The following are some of the most prominent drivers of crop shrink cited by survey participants in a new study commissed by the Natural Resources Defense Council:
Growers run a riskier-than-average business balancing weather, pests, and complex biological systems. Yet, they are required to provide dependable volumes that meet quality specifications to their buyers. As a form of insurance that they will have enough produce to meet their demand, growers often plant more than their expected sale volumes. At the root of this practice is the common perception that the cost of being short on an order is higher than the cost of planting and caring for buffer crop that may not get sold. Sometimes, this is literally true, but growers are also concerned about losing customers permanently if they are unable to fulfill on order in a given year.
Low market prices
Produce is often sold on the "spot market," where products are traded for immediate delivery without forward contracts. Prices vary significantly in this market, and growers sometimes face a tough decision just prior to the harvest window. Low spot prices can mean that the costs of harvesting a crop and getting it to market outweigh the revenue from its sale. When this is the case, a grower may decide to leave entire fields of harvest-ready product unharvested. These fields are known as "walk-bys" in the industry, and are particularly prevalent in years of high supply.
Crops can be left unharvested when skilled labor for harvest cannot be found. Growers report that this challenge has increased in recent years.
Cosmetic and quality considerations such as size, shape, color, blemishes, and ripeness also factor into whether product is sold, and at what price. In some cases, an entire block will be assessed to be below market-grade and become a walk-by. More commonly, harvesting crews are trained to pick to certain specifications, thus leaving small, misshapen, or otherwise lower-grade product in the field. For products which go to packing facilities, another quality check occurs there, resulting in further "culling," or removal of product.

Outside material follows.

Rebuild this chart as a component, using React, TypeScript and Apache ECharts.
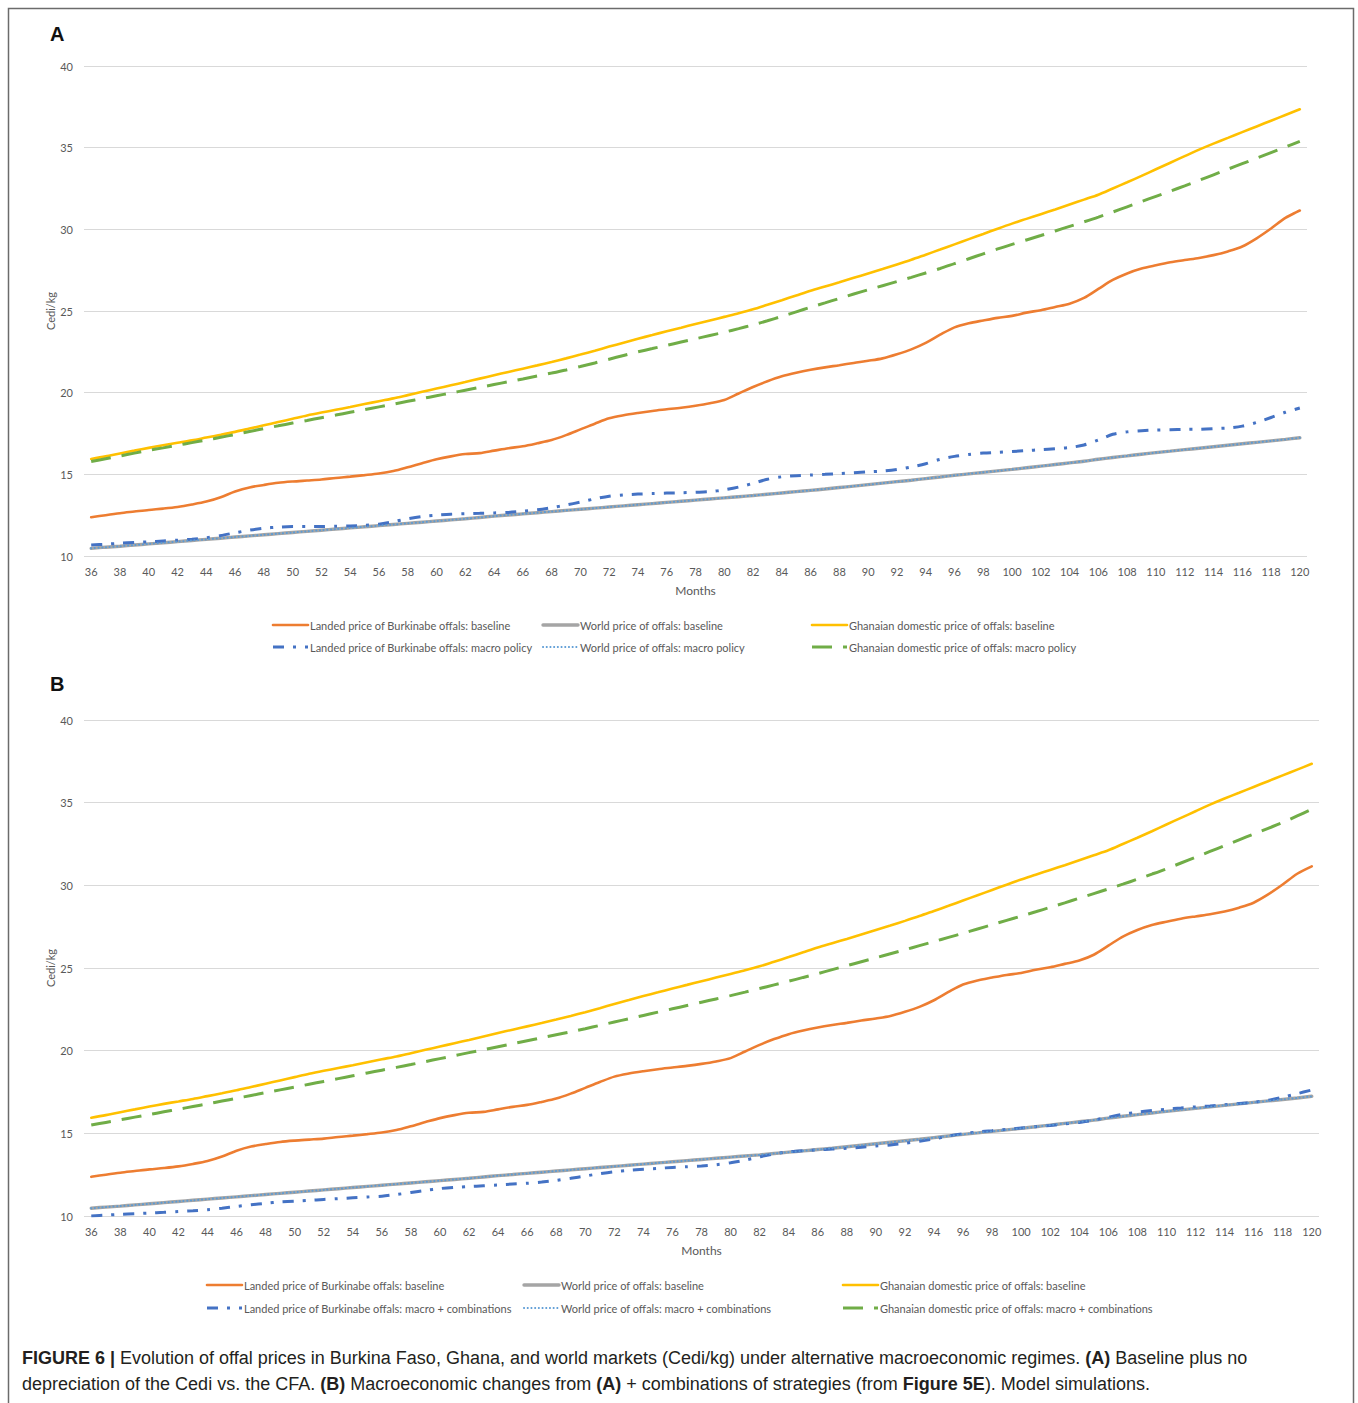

Processing and packing facilities often must anticipate their daily volumes in advance of receiving actual orders. When order volumes are not as large as forecast, extra packed product is left on the dock
at the end of the day and must be gone before closing in preparation for the following day.
Shelf-life and spoilage
More broadly, the costs and logistics of ensuring that products remain refrigerated (which extends a product's life) make donating or finding other markets for produce more difficult, time-sensitive, and costly than, for instance, surplus clothing.